**Given problem**
Exact reproduction of the data is required, with images excluded.
** Begin Data lines **
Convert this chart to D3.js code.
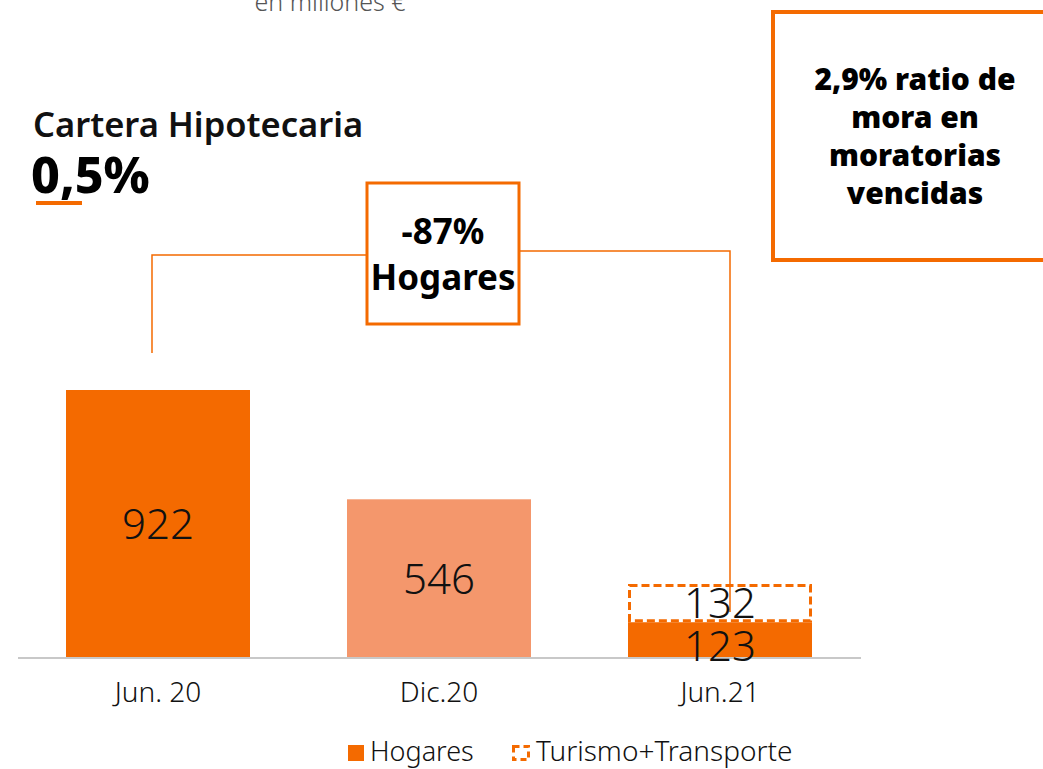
<!DOCTYPE html>
<html>
<head>
<meta charset="utf-8">
<script src="https://cdn.jsdelivr.net/npm/d3@7"></script>
<style>
  html, body { margin: 0; padding: 0; background: #fff; }
  svg { display: block; font-family: "Noto Sans", "Open Sans", sans-serif; }
</style>
</head>
<body>
<div id="chart"></div>
<script>
// data
var categories = ["Jun. 20", "Dic.20", "Jun.21"];
var hogares = [922, 546, 123];
var turismo = [0, 0, 132];
var hogaresColors = ["#f46a00", "#f4976c", "#f46a00"];
var legendLabels = ["Hogares", "Turismo+Transporte"];
var calloutLines = ["-87%", "Hogares"];
var ratioLines = ["2,9% ratio de", "mora en", "moratorias", "vencidas"];

var orange = "#f46a00";
var width = 1043, height = 769;

var svg = d3.select("#chart").append("svg")
  .attr("width", width)
  .attr("height", height);

var x = d3.scaleBand()
  .domain(categories)
  .range([66, 812])
  .paddingInner(0.3452)
  .paddingOuter(0);

var y = d3.scaleLinear()
  .domain([0, 922])
  .range([658, 390]);

// top subtitle
svg.append("text")
  .attr("x", 330).attr("y", 11)
  .attr("text-anchor", "middle")
  .attr("font-size", 25)
  .attr("font-weight", 300)
  .attr("fill", "#555")
  .text("en millones €");

// title
svg.append("text")
  .attr("x", 33).attr("y", 137)
  .attr("font-size", 34.5)
  .attr("font-weight", 600)
  .attr("fill", "#111")
  .text("Cartera Hipotecaria");

svg.append("text")
  .attr("x", 31).attr("y", 193)
  .attr("font-size", 50)
  .attr("font-weight", 800)
  .attr("fill", "#000")
  .text("0,5%");

svg.append("rect")
  .attr("x", 36).attr("y", 201)
  .attr("width", 46).attr("height", 4)
  .attr("fill", orange);

// bars
var barData = categories.map(function(c, i) {
  return { cat: c, h: hogares[i], t: turismo[i], color: hogaresColors[i] };
});

svg.selectAll(".bar")
  .data(barData)
  .enter().append("rect")
  .attr("class", "bar")
  .attr("x", function(d) { return x(d.cat); })
  .attr("y", function(d) { return y(d.h); })
  .attr("width", x.bandwidth())
  .attr("height", function(d) { return y(0) - y(d.h); })
  .attr("fill", function(d) { return d.color; });

svg.selectAll(".bar-t")
  .data(barData.filter(function(d) { return d.t > 0; }))
  .enter().append("rect")
  .attr("class", "bar-t")
  .attr("x", function(d) { return x(d.cat) + 1.5; })
  .attr("y", function(d) { return y(d.h + d.t) + 1.5; })
  .attr("width", x.bandwidth() - 3)
  .attr("height", function(d) { return y(d.h) - y(d.h + d.t) - 3; })
  .attr("fill", "#fff")
  .attr("stroke", orange)
  .attr("stroke-width", 3)
  .attr("stroke-dasharray", "8,4");

// baseline
svg.append("line")
  .attr("x1", 18).attr("x2", 861)
  .attr("y1", y(0)).attr("y2", y(0))
  .attr("stroke", "#c8c8c8")
  .attr("stroke-width", 2);

// connector lines
var cx0 = x(categories[0]) + x.bandwidth() / 2 - 6;
var cx2 = x(categories[2]) + x.bandwidth() / 2 + 10;
svg.append("path")
  .attr("d", "M" + cx0 + "," + (y(hogares[0]) - 37) + "V255H366")
  .attr("fill", "none")
  .attr("stroke", orange)
  .attr("stroke-width", 1.5);
svg.append("path")
  .attr("d", "M519,251H" + cx2 + "V" + (y(hogares[2] + turismo[2] / 2) + 9))
  .attr("fill", "none")
  .attr("stroke", orange)
  .attr("stroke-width", 1.5);

// value labels
svg.selectAll(".val")
  .data(barData)
  .enter().append("text")
  .attr("class", "val")
  .attr("x", function(d) { return x(d.cat) + x.bandwidth() / 2; })
  .attr("y", function(d, i) { return i === 2 ? y(0) + 3 : y(d.h / 2) + 15; })
  .attr("text-anchor", "middle")
  .attr("font-size", 42)
  .attr("font-weight", 300)
  .attr("fill", "#111")
  .text(function(d) { return d.h; });

svg.selectAll(".val-t")
  .data(barData.filter(function(d) { return d.t > 0; }))
  .enter().append("text")
  .attr("class", "val-t")
  .attr("x", function(d) { return x(d.cat) + x.bandwidth() / 2; })
  .attr("y", function(d) { return y(d.h + d.t / 2) + 15; })
  .attr("text-anchor", "middle")
  .attr("font-size", 42)
  .attr("font-weight", 300)
  .attr("fill", "#111")
  .text(function(d) { return d.t; });

// category axis
var xAxis = d3.axisBottom(x).tickSize(0).tickPadding(0);
var gx = svg.append("g")
  .attr("transform", "translate(0," + (y(0) + 24) + ")")
  .call(xAxis);
gx.select(".domain").remove();
gx.selectAll("text")
  .attr("font-size", 28)
  .attr("font-weight", 300)
  .attr("fill", "#111")
  .attr("font-family", "\"Noto Sans\", sans-serif");

// callout box
svg.append("rect")
  .attr("x", 367).attr("y", 183)
  .attr("width", 152).attr("height", 141)
  .attr("fill", "#fff")
  .attr("stroke", orange)
  .attr("stroke-width", 3);
svg.selectAll(".callout")
  .data(calloutLines)
  .enter().append("text")
  .attr("x", 443)
  .attr("y", function(d, i) { return 244 + i * 46; })
  .attr("text-anchor", "middle")
  .attr("font-size", 35)
  .attr("font-weight", 700)
  .attr("fill", "#000")
  .text(function(d) { return d; });

// ratio box
svg.append("rect")
  .attr("x", 773).attr("y", 12)
  .attr("width", 300).attr("height", 248)
  .attr("fill", "#fff")
  .attr("stroke", orange)
  .attr("stroke-width", 4);
svg.selectAll(".ratio")
  .data(ratioLines)
  .enter().append("text")
  .attr("x", 915)
  .attr("y", function(d, i) { return 90 + i * 38; })
  .attr("text-anchor", "middle")
  .attr("font-size", 30)
  .attr("font-weight", 900)
  .attr("fill", "#000")
  .text(function(d) { return d; });

// legend
var lg = svg.append("g");
lg.append("rect")
  .attr("x", 348).attr("y", 745)
  .attr("width", 16).attr("height", 16)
  .attr("fill", orange);
lg.append("text")
  .attr("x", 370).attr("y", 761)
  .attr("font-size", 27)
  .attr("font-weight", 300)
  .attr("fill", "#111")
  .text(legendLabels[0]);
lg.append("rect")
  .attr("x", 513.5).attr("y", 746.5)
  .attr("width", 15).attr("height", 13)
  .attr("fill", "#fff")
  .attr("stroke", orange)
  .attr("stroke-width", 3)
  .attr("stroke-dasharray", "6,4");
lg.append("text")
  .attr("x", 536).attr("y", 761)
  .attr("font-size", 28)
  .attr("font-weight", 300)
  .attr("fill", "#111")
  .text(legendLabels[1]);
</script>
</body>
</html>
** End Data lines **
**Response below**
Convert this chart to D3.js code.
<!DOCTYPE html>
<html>
<head>
<meta charset="utf-8">
<script src="https://cdn.jsdelivr.net/npm/d3@7"></script>
<style>
  html, body { margin: 0; padding: 0; background: #fff; }
  svg { display: block; font-family: "Noto Sans", "Open Sans", sans-serif; }
</style>
</head>
<body>
<div id="chart"></div>
<script>
// data
var categories = ["Jun. 20", "Dic.20", "Jun.21"];
var hogares = [922, 546, 123];
var turismo = [0, 0, 132];
var hogaresColors = ["#f46a00", "#f4976c", "#f46a00"];
var legendLabels = ["Hogares", "Turismo+Transporte"];
var calloutLines = ["-87%", "Hogares"];
var ratioLines = ["2,9% ratio de", "mora en", "moratorias", "vencidas"];

var orange = "#f46a00";
var width = 1043, height = 769;

var svg = d3.select("#chart").append("svg")
  .attr("width", width)
  .attr("height", height);

var x = d3.scaleBand()
  .domain(categories)
  .range([66, 812])
  .paddingInner(0.3452)
  .paddingOuter(0);

var y = d3.scaleLinear()
  .domain([0, 922])
  .range([658, 390]);

// top subtitle
svg.append("text")
  .attr("x", 330).attr("y", 11)
  .attr("text-anchor", "middle")
  .attr("font-size", 25)
  .attr("font-weight", 300)
  .attr("fill", "#555")
  .text("en millones €");

// title
svg.append("text")
  .attr("x", 33).attr("y", 137)
  .attr("font-size", 34.5)
  .attr("font-weight", 600)
  .attr("fill", "#111")
  .text("Cartera Hipotecaria");

svg.append("text")
  .attr("x", 31).attr("y", 193)
  .attr("font-size", 50)
  .attr("font-weight", 800)
  .attr("fill", "#000")
  .text("0,5%");

svg.append("rect")
  .attr("x", 36).attr("y", 201)
  .attr("width", 46).attr("height", 4)
  .attr("fill", orange);

// bars
var barData = categories.map(function(c, i) {
  return { cat: c, h: hogares[i], t: turismo[i], color: hogaresColors[i] };
});

svg.selectAll(".bar")
  .data(barData)
  .enter().append("rect")
  .attr("class", "bar")
  .attr("x", function(d) { return x(d.cat); })
  .attr("y", function(d) { return y(d.h); })
  .attr("width", x.bandwidth())
  .attr("height", function(d) { return y(0) - y(d.h); })
  .attr("fill", function(d) { return d.color; });

svg.selectAll(".bar-t")
  .data(barData.filter(function(d) { return d.t > 0; }))
  .enter().append("rect")
  .attr("class", "bar-t")
  .attr("x", function(d) { return x(d.cat) + 1.5; })
  .attr("y", function(d) { return y(d.h + d.t) + 1.5; })
  .attr("width", x.bandwidth() - 3)
  .attr("height", function(d) { return y(d.h) - y(d.h + d.t) - 3; })
  .attr("fill", "#fff")
  .attr("stroke", orange)
  .attr("stroke-width", 3)
  .attr("stroke-dasharray", "8,4");

// baseline
svg.append("line")
  .attr("x1", 18).attr("x2", 861)
  .attr("y1", y(0)).attr("y2", y(0))
  .attr("stroke", "#c8c8c8")
  .attr("stroke-width", 2);

// connector lines
var cx0 = x(categories[0]) + x.bandwidth() / 2 - 6;
var cx2 = x(categories[2]) + x.bandwidth() / 2 + 10;
svg.append("path")
  .attr("d", "M" + cx0 + "," + (y(hogares[0]) - 37) + "V255H366")
  .attr("fill", "none")
  .attr("stroke", orange)
  .attr("stroke-width", 1.5);
svg.append("path")
  .attr("d", "M519,251H" + cx2 + "V" + (y(hogares[2] + turismo[2] / 2) + 9))
  .attr("fill", "none")
  .attr("stroke", orange)
  .attr("stroke-width", 1.5);

// value labels
svg.selectAll(".val")
  .data(barData)
  .enter().append("text")
  .attr("class", "val")
  .attr("x", function(d) { return x(d.cat) + x.bandwidth() / 2; })
  .attr("y", function(d, i) { return i === 2 ? y(0) + 3 : y(d.h / 2) + 15; })
  .attr("text-anchor", "middle")
  .attr("font-size", 42)
  .attr("font-weight", 300)
  .attr("fill", "#111")
  .text(function(d) { return d.h; });

svg.selectAll(".val-t")
  .data(barData.filter(function(d) { return d.t > 0; }))
  .enter().append("text")
  .attr("class", "val-t")
  .attr("x", function(d) { return x(d.cat) + x.bandwidth() / 2; })
  .attr("y", function(d) { return y(d.h + d.t / 2) + 15; })
  .attr("text-anchor", "middle")
  .attr("font-size", 42)
  .attr("font-weight", 300)
  .attr("fill", "#111")
  .text(function(d) { return d.t; });

// category axis
var xAxis = d3.axisBottom(x).tickSize(0).tickPadding(0);
var gx = svg.append("g")
  .attr("transform", "translate(0," + (y(0) + 24) + ")")
  .call(xAxis);
gx.select(".domain").remove();
gx.selectAll("text")
  .attr("font-size", 28)
  .attr("font-weight", 300)
  .attr("fill", "#111")
  .attr("font-family", "\"Noto Sans\", sans-serif");

// callout box
svg.append("rect")
  .attr("x", 367).attr("y", 183)
  .attr("width", 152).attr("height", 141)
  .attr("fill", "#fff")
  .attr("stroke", orange)
  .attr("stroke-width", 3);
svg.selectAll(".callout")
  .data(calloutLines)
  .enter().append("text")
  .attr("x", 443)
  .attr("y", function(d, i) { return 244 + i * 46; })
  .attr("text-anchor", "middle")
  .attr("font-size", 35)
  .attr("font-weight", 700)
  .attr("fill", "#000")
  .text(function(d) { return d; });

// ratio box
svg.append("rect")
  .attr("x", 773).attr("y", 12)
  .attr("width", 300).attr("height", 248)
  .attr("fill", "#fff")
  .attr("stroke", orange)
  .attr("stroke-width", 4);
svg.selectAll(".ratio")
  .data(ratioLines)
  .enter().append("text")
  .attr("x", 915)
  .attr("y", function(d, i) { return 90 + i * 38; })
  .attr("text-anchor", "middle")
  .attr("font-size", 30)
  .attr("font-weight", 900)
  .attr("fill", "#000")
  .text(function(d) { return d; });

// legend
var lg = svg.append("g");
lg.append("rect")
  .attr("x", 348).attr("y", 745)
  .attr("width", 16).attr("height", 16)
  .attr("fill", orange);
lg.append("text")
  .attr("x", 370).attr("y", 761)
  .attr("font-size", 27)
  .attr("font-weight", 300)
  .attr("fill", "#111")
  .text(legendLabels[0]);
lg.append("rect")
  .attr("x", 513.5).attr("y", 746.5)
  .attr("width", 15).attr("height", 13)
  .attr("fill", "#fff")
  .attr("stroke", orange)
  .attr("stroke-width", 3)
  .attr("stroke-dasharray", "6,4");
lg.append("text")
  .attr("x", 536).attr("y", 761)
  .attr("font-size", 28)
  .attr("font-weight", 300)
  .attr("fill", "#111")
  .text(legendLabels[1]);
</script>
</body>
</html>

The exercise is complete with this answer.